Said Mr Ong, who was in Finland last week: "It is a well-established social compact, which forms the bedrock of social cohesion and psychological resilience of a people.
"It is a cultural ballast, arguably stronger than military defence."
He was addressing defence officials, senior military officers and academics who had gathered here for a three-day meeting that will help shape the agenda of the annual Shangri-La Dialogue, the Asia-Pacific's foremost defence summit, to be held in Singapore in June.
Mr Ong defined psychological defence as trust among people and faith in government, together with a resilience against forces aimed at sowing discord.
One of the five pillars in Singapore's Total Defence strategy, psychological defence is critical as increasingly, conflicts are becoming unconventional, weapons are non-military and enemies are non-state players, he noted.
He also identified some of the key security challenges in today's world for discussion at the meeting, organised by the International Institute for Strategic Studies. These include potential instability in the Korean peninsula, terrorism, online falsehoods and the retreat of globalisation.
Mr Ong, who is also Minister of Education (Higher Education and Skills), welcomed the "slight thawing'' in ties between North and South Korea as the North Koreans prepare to take part in the upcoming Winter Olympics.
As for the situation in the peninsula, he said things are not so clear-cut.
"This is an uncertainty all countries in the region will have to live with and manage," Mr Ong added.
Terrorism continues to be one of the region's most serious concerns, he said.
Although the Philippine Armed Forces ended its five-month battle against militants linked to the Islamic State in Iraq and Syria in Marawi recently, "it would be foolish to believe this victory has snuffed out terrorism in the region".
Fake news is also increasingly undermining Singapore's social fabric and unity, he said.

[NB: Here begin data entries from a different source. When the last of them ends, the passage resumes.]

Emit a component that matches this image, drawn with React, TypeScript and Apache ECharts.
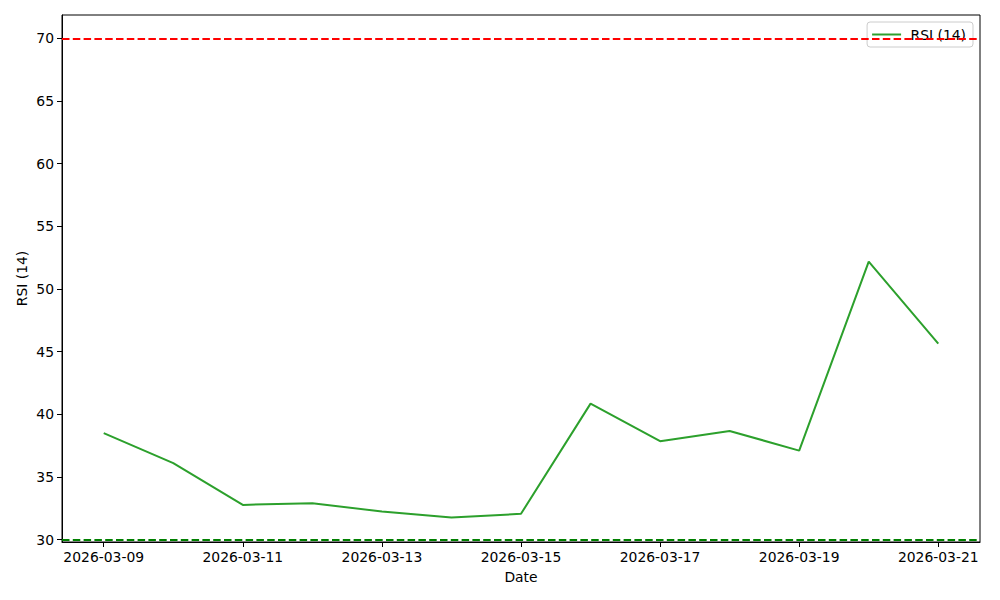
import React, { useEffect, useRef } from "react";
import * as echarts from "echarts";

const dates = [
  "2026-03-09", "2026-03-10", "2026-03-11", "2026-03-12", "2026-03-13",
  "2026-03-14", "2026-03-15", "2026-03-16", "2026-03-17", "2026-03-18",
  "2026-03-19", "2026-03-20", "2026-03-21",
];
const rsi = [38.5, 36.11, 32.78, 32.92, 32.25, 31.77, 32.07, 40.86, 37.86, 38.68, 37.11, 52.18, 45.65];
const overbought = 70;
const oversold = 30;
const yTicks = [30, 35, 40, 45, 50, 55, 60, 65, 70];
const xTickIdx = [0, 2, 4, 6, 8, 10, 12];

export default function App() {
  const ref = useRef<HTMLDivElement>(null);
  useEffect(() => {
    if (!ref.current) return;
    const chart = echarts.init(ref.current, undefined, { renderer: "svg" });
    const font = "DejaVu Sans";
    const fs = 13.9;
    chart.setOption({
      animation: false,
      backgroundColor: "#fff",
      textStyle: { fontFamily: font },
      grid: {
        left: 62, right: 20, top: 15, bottom: 58,
        show: true, borderColor: "#000", borderWidth: 1, containLabel: false,
      },
      legend: {
        right: 27, top: 22,
        padding: [5, 7, 5, 5],
        itemWidth: 29, itemHeight: 2, itemGap: 8,
        backgroundColor: "rgba(255,255,255,0.8)",
        borderColor: "#ccc", borderWidth: 1, borderRadius: 3,
        textStyle: { fontFamily: font, fontSize: fs, color: "#000", lineHeight: 15 },
        formatter: (n: string) => " " + n,
        data: [{ name: "RSI (14)", icon: "rect" }],
      },
      xAxis: {
        type: "value",
        min: -0.6, max: 12.6,
        name: "Date", nameLocation: "middle", nameGap: 28, nameMoveOverlap: false,
        nameTextStyle: { fontFamily: font, fontSize: fs, color: "#000" },
        axisLine: { show: true, onZero: false, lineStyle: { color: "#000", width: 1 } },
        axisTick: { show: true, inside: false, length: 5, lineStyle: { color: "#000" }, customValues: xTickIdx },
        axisLabel: {
          show: true, color: "#000", fontFamily: font, fontSize: fs, margin: 8,
          customValues: xTickIdx,
          formatter: (v: number) => dates[Math.round(v)] ?? "",
        },
        splitLine: { show: false },
      },
      yAxis: {
        type: "value",
        min: 29.82, max: 71.86,
        name: "RSI (14)", nameLocation: "middle", nameGap: 33, nameRotate: 90, nameMoveOverlap: false,
        nameTextStyle: { fontFamily: font, fontSize: fs, color: "#000" },
        axisLine: { show: true, onZero: false, lineStyle: { color: "#000", width: 1 } },
        axisTick: { show: true, inside: false, length: 5, lineStyle: { color: "#000" }, customValues: yTicks },
        axisLabel: {
          show: true, color: "#000", fontFamily: font, fontSize: fs, margin: 8,
          customValues: yTicks,
        },
        splitLine: { show: false },
      },
      series: [
        {
          name: "RSI (14)",
          type: "line",
          data: rsi.map((v, i) => [i, v]),
          symbol: "none",
          lineStyle: { color: "#2ca02c", width: 2 },
          itemStyle: { color: "#2ca02c" },
          z: 3,
          markLine: {
            silent: true,
            symbol: ["none", "none"],
            label: { show: false },
            data: [
              { yAxis: overbought, lineStyle: { color: "#ff0000", type: [7.5, 3.3], width: 2 } },
              { yAxis: oversold, lineStyle: { color: "#008000", type: [7.5, 3.3], width: 2 } },
            ],
          },
        },
      ],
    });
    return () => chart.dispose();
  }, []);
  return (
    <div
      ref={ref}
      style={{ position: "fixed", left: 0, top: 0, width: 1000, height: 600 }}
    />
  );
}
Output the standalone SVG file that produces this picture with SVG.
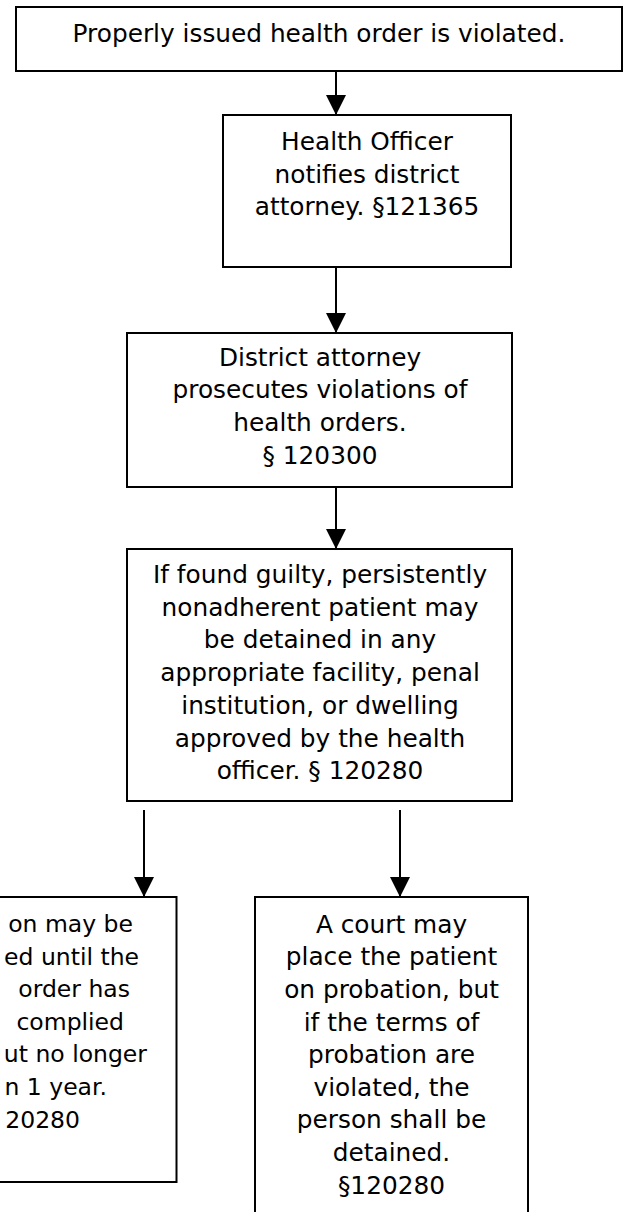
<svg xmlns="http://www.w3.org/2000/svg" width="626" height="1212" viewBox="0 0 626 1212">
<style>
.box{fill:#fff;stroke:#000;stroke-width:2}
.t{font-family:"DejaVu Sans","Liberation Sans",sans-serif;font-size:24.8px;fill:#000;text-anchor:middle}
.te{font-family:"DejaVu Sans","Liberation Sans",sans-serif;font-size:23.5px;fill:#000;text-anchor:end}
.c{stroke:#000;stroke-width:2;fill:none;marker-end:url(#ah)}
</style>
<defs>
<marker id="ah" viewBox="0 0 20 20" refX="20" refY="10" markerWidth="20" markerHeight="20" markerUnits="userSpaceOnUse" orient="auto">
<path d="M0,0 L20,10 L0,20 z" fill="#000"/>
</marker>
</defs>
<rect width="626" height="1212" fill="#fff"/>
<g id="connectors">
<line class="c" x1="336" y1="71" x2="336" y2="115"/>
<line class="c" x1="336" y1="267" x2="336" y2="333"/>
<line class="c" x1="336" y1="487" x2="336" y2="549"/>
<line class="c" x1="144" y1="810" x2="144" y2="897"/>
<line class="c" x1="400" y1="810" x2="400" y2="897"/>
</g>
<g id="n1">
<rect class="box" x="16" y="7" width="606" height="64"/>
<text class="t" x="319" y="42">Properly issued health order is violated.</text>
</g>
<g id="n2">
<rect class="box" x="223" y="115" width="288" height="152"/>
<text class="t" x="367" y="150">Health Officer</text>
<text class="t" x="367" y="182.7">notifies district</text>
<text class="t" x="367" y="215.4">attorney. §121365</text>
</g>
<g id="n3">
<rect class="box" x="127" y="333" width="385" height="154"/>
<text class="t" x="320" y="365.5">District attorney</text>
<text class="t" x="320" y="398.2">prosecutes violations of</text>
<text class="t" x="320" y="430.9">health orders.</text>
<text class="t" x="320" y="463.6">§ 120300</text>
</g>
<g id="n4">
<rect class="box" x="127" y="549" width="385" height="252"/>
<text class="t" x="320" y="583">If found guilty, persistently</text>
<text class="t" x="320" y="615.7">nonadherent patient may</text>
<text class="t" x="320" y="648.4">be detained in any</text>
<text class="t" x="320" y="681.1">appropriate facility, penal</text>
<text class="t" x="320" y="713.8">institution, or dwelling</text>
<text class="t" x="320" y="746.5">approved by the health</text>
<text class="t" x="320" y="779.2">officer. § 120280</text>
</g>
<g id="n5">
<rect class="box" x="-130" y="897" width="306.5" height="285"/>
<text class="te" x="133" y="932">on may be</text>
<text class="te" x="139" y="964.6">ed until the</text>
<text class="te" x="130" y="997.2">order has</text>
<text class="te" x="124" y="1029.8">complied</text>
<text class="te" x="147" y="1062.4">ut no longer</text>
<text class="te" x="107" y="1095">n 1 year.</text>
<text class="te" x="80" y="1127.6">20280</text>
</g>
<g id="n6">
<rect class="box" x="255" y="897" width="273" height="330"/>
<text class="t" x="391.5" y="932.7">A court may</text>
<text class="t" x="391.5" y="965.3">place the patient</text>
<text class="t" x="391.5" y="997.9">on probation, but</text>
<text class="t" x="391.5" y="1030.5">if the terms of</text>
<text class="t" x="391.5" y="1063.1">probation are</text>
<text class="t" x="391.5" y="1095.7">violated, the</text>
<text class="t" x="391.5" y="1128.3">person shall be</text>
<text class="t" x="391.5" y="1160.9">detained.</text>
<text class="t" x="391.5" y="1193.5">§120280</text>
</g>
</svg>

"The techniques used are sophisticated, to give the illusion of public interest, legitimacy and support for the falsehoods and influencing public opinion."
Measures, such as legislation and regulatory safeguards, have been taken by some countries. Mr Ong cited Germany's Network Enforcement Act, which requires large social networks to take down illegal content, such as hate speech.
In Singapore, the Government has released a Green Paper to highlight the threat of deliberate online falsehoods. It has also set up a Select Committee to get views from the public.
"We are stepping up our efforts to train servicemen in conducting urban battles, and building up our cyber defence capabilities," Mr Ong added.
As for globalisation, he said it has brought economic progress, opportunities and growth. But the benefits are not obvious to people in many countries, "who may continue to suffer joblessness, stagnant wages, environmental degradation, and widening social disparity".